Yes, it’s true. Oh, not today’s president, but in New York City in August, 1906 President Teddy Roosevelt ordered the government to adopt the Simplified Spelling Board‘s changes in spelling. Then, as now, sometimes a president involves himself with issues that are much too trivial. It all began in March of that year whenAndrew Carnegie decided that, if the English language were easier to read and write, it could become the universal language of the world. He was quoted in the New York Times as saying that, “English might be made the world language of the future” and that it’s practice was only prevented by its “contradictory and difficult spelling”. He funded the Simplified Spelling Board which consisted of thirty members, most of whom were quite prominent such as Brander Matthews, the first professor of dramatic literature; Mark Twain, author; Dr. Melvil Dewey, originator of the Dewey Decimal System; United States Commissioner of Education and editor-in-chief of the 1909 Webster’s New International Dictionary, William Torrey Harris; and publisher, Henry Holt, among others.

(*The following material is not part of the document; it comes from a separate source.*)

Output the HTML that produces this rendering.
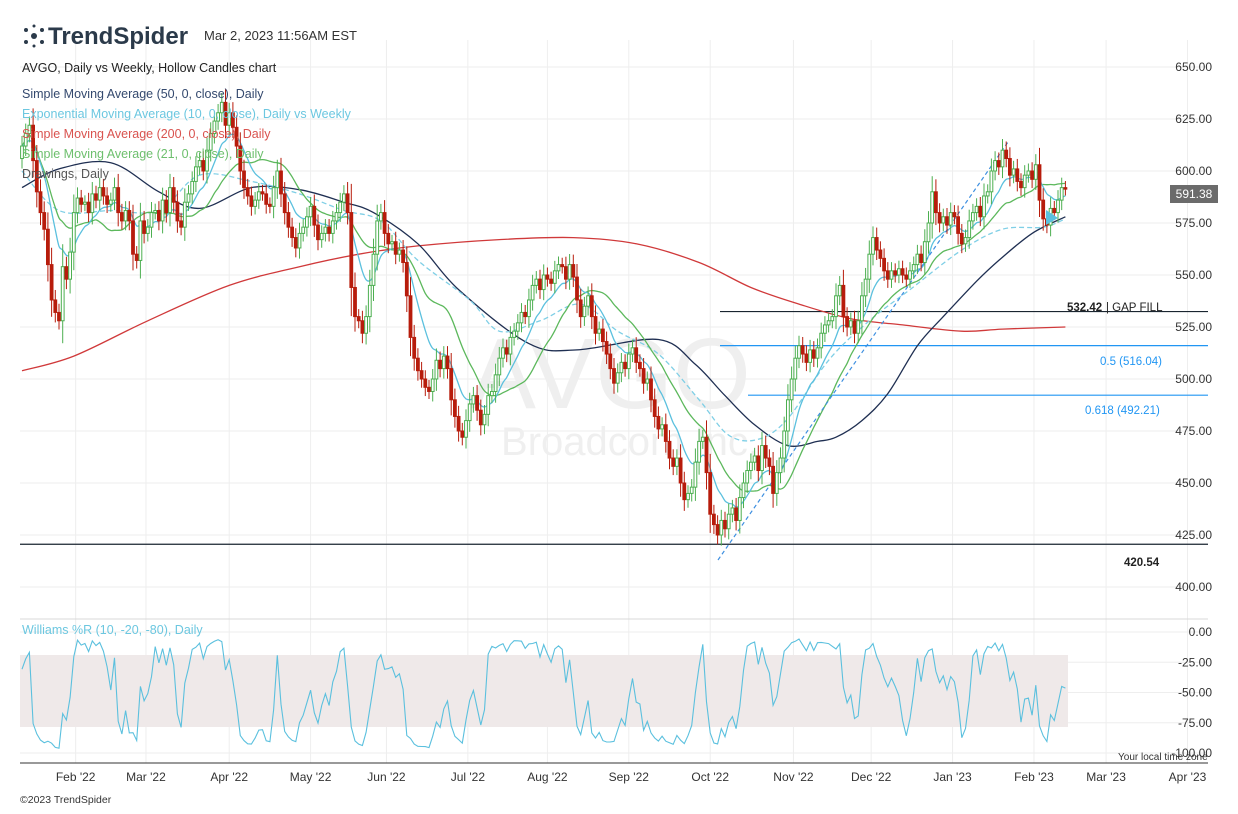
<!DOCTYPE html>
<html><head><meta charset="utf-8">
<style>
html,body{margin:0;padding:0;background:#fff;}
body{width:1238px;height:809px;overflow:hidden;font-family:"Liberation Sans",sans-serif;}
svg text{font-family:"Liberation Sans",sans-serif;}
</style></head>
<body>
<svg id="chart" width="1238" height="809" xmlns="http://www.w3.org/2000/svg">
<g id="grid"></g>
<g>
<text x="610" y="408" font-size="100" fill="#efefef" text-anchor="middle">AVGO</text>
<text x="630" y="455" font-size="40" fill="#efefef" text-anchor="middle">Broadcom Inc.</text>
</g>
<rect x="20" y="655" width="1048" height="72" fill="#efe9e9"/>
<g id="marks"></g>
<g id="labels"></g>
<g>
<g fill="#2b3a4a">
<circle cx="34" cy="36" r="3"/><circle cx="26" cy="30" r="2"/><circle cx="42" cy="30" r="2"/><circle cx="26" cy="42" r="2"/><circle cx="42" cy="42" r="2"/><circle cx="34" cy="26" r="1.5"/><circle cx="34" cy="46" r="1.5"/>
</g>
<text x="48" y="44" font-size="24" font-weight="bold" fill="#2b3a4a">TrendSpider</text>
<text x="204" y="40" font-size="13" fill="#333">Mar 2, 2023 11:56AM EST</text>
</g>
<g font-size="12.5">
<text x="22" y="72" fill="#222">AVGO, Daily vs Weekly, Hollow Candles chart</text>
<text x="22" y="98" fill="#34496e">Simple Moving Average (50, 0, close), Daily</text>
<text x="22" y="118" fill="#6cc7e0">Exponential Moving Average (10, 0, close), Daily vs Weekly</text>
<text x="22" y="138" fill="#d9534f">Simple Moving Average (200, 0, close), Daily</text>
<text x="22" y="158" fill="#6dbf6d">Simple Moving Average (21, 0, close), Daily</text>
<text x="22" y="178" fill="#555">Drawings, Daily</text>
</g>
<text x="22" y="634" font-size="12.5" fill="#6cc7e0">Williams %R (10, -20, -80), Daily</text>
<text x="1118" y="760" font-size="10" fill="#333">Your local time zone</text>
<text x="20" y="803" font-size="10.5" fill="#333">©2023 TrendSpider</text>
</svg>
<script>
const closes=[612,618,622,605,590,580,572,555,538,532,528,554,548,561,580,587,584,585,580,589,586,592,588,584,586,592,580,576,581,576,560,557,576,570,573,580,581,576,586,580,592,585,576,573,585,589,595,602,605,600,610,618,624,628,633,622,628,621,612,600,592,588,583,586,590,589,584,583,592,600,589,580,573,568,563,570,573,578,583,574,567,570,573,570,576,580,585,589,580,544,530,528,522,530,545,560,576,580,570,565,566,560,562,556,540,520,510,504,500,496,494,500,509,505,511,505,490,482,475,472,480,488,492,485,478,483,492,494,502,510,515,512,520,523,527,532,530,538,545,548,543,550,548,546,552,555,554,548,555,549,538,530,535,540,530,522,524,518,512,505,498,503,508,505,512,515,508,505,498,500,490,482,476,478,470,462,458,462,450,442,445,448,460,470,472,455,435,430,425,432,428,435,438,432,443,450,456,460,463,456,468,462,458,445,455,462,475,490,500,510,516,512,508,514,510,515,522,526,528,530,540,545,530,525,528,522,528,540,548,560,568,562,558,552,548,552,550,553,550,548,552,555,560,556,566,575,590,580,575,578,574,580,578,570,565,568,576,580,583,578,588,590,600,605,602,610,606,598,601,595,592,598,600,596,603,586,577,574,582,580,586,592,591.38];
const opens=[606].concat(closes.slice(0,-1));
// sampled moving-average values [index, price]
const sma50Idx=[0,10,24,37,48,62,75,87,95,107,118,137,150,172,182,190,198,207,215,220,227,234,242,249,258,264,273,282];
const sma50Val=[592,601,604,590,582,592,591,585,580,565,543,517,514,519,507,492,478,468,470,472,480,493,516,530,547,557,570,578];
const sma200Idx=[0,14,34,56,75,91,107,129,149,166,183,197,210,224,238,254,265,282];
const sma200Val=[504,511,528,545,554,560,564,567,568,565,556,544,536,529,526,523,524,525];
const emaWIdx=[0,10,24,37,48,62,75,87,97,107,121,129,140,151,161,172,183,191,199,207,218,229,240,254,265,276,282];
const emaWVal=[600,581,581,581,598,595,589,581,576,557,538,523,528,536,523,512,490,473,471,481,509,528,543,562,572,573,577];
const priceTicks=[650,625,600,575,550,525,500,475,450,425,400];
const wrTicks=[0,-25,-50,-75,-100];
const monthLabels=["Feb '22","Mar '22","Apr '22","May '22","Jun '22","Jul '22","Aug '22","Sep '22","Oct '22","Nov '22","Dec '22","Jan '23","Feb '23","Mar '23","Apr '23"];
const monthIdx=[14.5,33.5,56,78,98.5,120.5,142,164,186,208.5,229.5,251.5,273.5,293,315];

const NS="http://www.w3.org/2000/svg";
const X=i=>22+i*3.7;
const Y=p=>67+(650-p)*2.08;
const WY=v=>632+(-v)*1.21;
function mk(tag,attrs,parent){const e=document.createElementNS(NS,tag);for(const k in attrs)e.setAttribute(k,attrs[k]);parent.appendChild(e);return e;}
const grid=document.getElementById('grid'),marks=document.getElementById('marks'),labels=document.getElementById('labels');

priceTicks.forEach(p=>{
 const l=mk('line',{x1:20,x2:1208,y1:Y(p),y2:Y(p),stroke:'#eeeeee'},grid);
 
 
 const t=mk('text',{x:1212,y:Y(p)+4,'font-size':12,fill:'#333','text-anchor':'end'},labels);
 t.textContent=p.toFixed(2);
 
 
});
wrTicks.forEach(v=>{
 const l=mk('line',{x1:20,x2:1208,y1:WY(v),y2:WY(v),stroke:'#eeeeee'},grid);
 
 
 const t=mk('text',{x:1212,y:WY(v)+4,'font-size':12,fill:'#333','text-anchor':'end'},labels);
 t.textContent=v.toFixed(2);
 
 
});
monthLabels.forEach((m,k)=>{
 const x=X(monthIdx[k]);
 const l=mk('line',{x1:x,x2:x,y1:40,y2:763,stroke:'#eeeeee'},grid);
 
 
 const t=mk('text',{x:x,y:781,'font-size':12,fill:'#333','text-anchor':'middle'},labels);
 t.textContent=m;
 
 
});
let sep=mk('line',{x1:20,x2:1208,y1:619,y2:619,stroke:'#d8d8d8'},grid);


let xa=mk('line',{x1:20,x2:1208,y1:763,y2:763,stroke:'#333'},grid);



function hline(p,x1,color,name){const l=mk('line',{x1:x1,x2:1208,y1:Y(p),y2:Y(p),stroke:color,'stroke-width':1.2},marks);
 
 }
hline(532.42,720,'#1a2530','gap-fill-line');
hline(516.04,720,'#2196f3','fib-0.5-line');
hline(492.21,748,'#2196f3','fib-0.618-line');
hline(420.54,20,'#1a2530','support-line-420');

function smoothPath(pts){
 let d='M'+pts[0][0].toFixed(1)+','+pts[0][1].toFixed(1);
 for(let k=0;k<pts.length-1;k++){
  const p0=pts[Math.max(0,k-1)],p1=pts[k],p2=pts[k+1],p3=pts[Math.min(pts.length-1,k+2)];
  const c1=[p1[0]+(p2[0]-p0[0])/6,p1[1]+(p2[1]-p0[1])/6],c2=[p2[0]-(p3[0]-p1[0])/6,p2[1]-(p3[1]-p1[1])/6];
  d+=' C'+c1[0].toFixed(1)+','+c1[1].toFixed(1)+' '+c2[0].toFixed(1)+','+c2[1].toFixed(1)+' '+p2[0].toFixed(1)+','+p2[1].toFixed(1);
 }
 return d;
}
function curve(idx,val,color,dash,name,w){
 const pts=idx.map((i,k)=>[X(i),Y(val[k])]);
 const p=mk('path',{d:smoothPath(pts),fill:'none',stroke:color,'stroke-width':w||1.3,'stroke-dasharray':dash||'none'},marks);
 
 
}
const allIdx=closes.map((c,i)=>i);
const ema=[];closes.forEach((c,i)=>{ema.push(i?ema[i-1]+(c-ema[i-1])*2/11:c);});
const sma21=closes.map((c,i)=>{const s=closes.slice(Math.max(0,i-20),i+1);return s.reduce((a,b)=>a+b,0)/s.length;});
curve(sma200Idx,sma200Val,'#d0393a',null,'sma200-line');
curve(sma50Idx,sma50Val,'#1f2f52',null,'sma50-line');
curve(emaWIdx,emaWVal,'#7fcfe6','5,3','ema10-weekly-line');
curve(allIdx,sma21,'#5cb85c',null,'sma21-line');
curve(allIdx,ema,'#5bc0de',null,'ema10-line');
const tl=mk('line',{x1:718,y1:560,x2:1008,y2:142,stroke:'#3d8fe0','stroke-width':1.2,'stroke-dasharray':'4,3'},marks);



const highs=[],lows=[];
closes.forEach((c,i)=>{
 const o=opens[i],hi=Math.max(o,c)+Math.abs(c-o)*0.3+3,lo=Math.min(o,c)-Math.abs(c-o)*0.3-3;
 highs.push(hi);lows.push(lo);
 const up=c>=o,col=up?'#4caf50':'#b71c0c',x=X(i);
 const g=mk('g',{},marks);
 
 
 mk('line',{x1:x,x2:x,y1:Y(hi),y2:Y(lo),stroke:col,'stroke-width':1},g);
 const top=Y(Math.max(o,c)),h=Math.max(1.5,Math.abs(Y(o)-Y(c)));
 mk('rect',{x:x-1.4,y:top,width:2.8,height:h,fill:up?'#fff':col,stroke:col,'stroke-width':1},g);
});
const wr=closes.map((c,i)=>{const s=Math.max(0,i-9);const hh=Math.max(...highs.slice(s,i+1)),ll=Math.min(...lows.slice(s,i+1));return -100*(hh-c)/(hh-ll);});
const wpts=wr.map((v,i)=>X(i).toFixed(1)+','+WY(v).toFixed(1)).join(' ');
const wl=mk('polyline',{points:wpts,fill:'none',stroke:'#5bc0de','stroke-width':1.1},marks);



function lbl(txt,x,y,color,bold,name){const t=mk('text',{x:x,y:y,'font-size':11.5,fill:color,'font-weight':bold?'bold':'normal'},labels);t.textContent=txt;
 
 }
lbl('532.42',1067,311,'#222',true,'gap-fill-value');
lbl('| GAP FILL',1106,311,'#222',false,'gap-fill-label');
lbl('0.5 (516.04)',1100,365,'#2196f3',false,'fib-0.5-label');
lbl('0.618 (492.21)',1085,414,'#2196f3',false,'fib-0.618-label');
lbl('420.54',1124,566,'#222',true,'support-420-label');
const pb=mk('rect',{x:1170,y:185,width:48,height:18,fill:'#6b6b6b'},labels);


const pt=mk('text',{x:1194,y:198,'font-size':12,fill:'#fff','text-anchor':'middle'},labels);
pt.textContent='591.38';


const arr=mk('polygon',{points:'1046,210 1058,218 1046,225',fill:'#5bc0de'},marks);


</script>
</body></html>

The primary goal was to eliminate unnecessary letters from words in order to simplify the spelling making reading and writing easier to memorize. Words such as believe would become beleve, through would be changed to thru, though > tho, catalogue > catalog, addressed > addresst, calibre > caliber, and brasen > brazen, axe > ax, enough > enuf. In April, 1906, the board identified 300 words to begin with and, by June, New York City’s Board of Superintendents recommended that the Board of Education adopt these changes into the curriculum.
Any change, even a change for the better, is always accompanied by drawbacks and discomforts.
By late summer, President Roosevelt signed an order mandating the use of the reformed spelling in all his official communications with Congress, which did not go over well, since Congress had not been informed of his intentions prior to the mandate. Roosevelt then tried to force the federal government to implement the system in all public federal documents. The order was obeyed and was used in his special message about Panama Canal. The President’s acceptance of the simplified spelling caused quite a reaction, most of it negative. He was ridiculed by the press via political cartoons. In December, 1906, Congress unanimously passed a motion renouncing the changes in spelling and stated they would use the spelling in the standard english dictionaries. Defeated, the President rescinded the order to the Government Printing Office.
Andrew Carnegie disagreed with the manner in which the Simplified Spelling Board presented the changes. He said, “Amended spellings can only be submitted for general acceptance. It is the people who decide what is to be adopted or rejected.” He felt that introducing a few spellings changes at a time by people who influenced the public on a grass-roots level would have been more effective.
It’s interesting to note how many of those simplified words are used today. What words do you recall being simplified over time and used today? As writers, how do you think your readers would feel about the use of simplified spelling?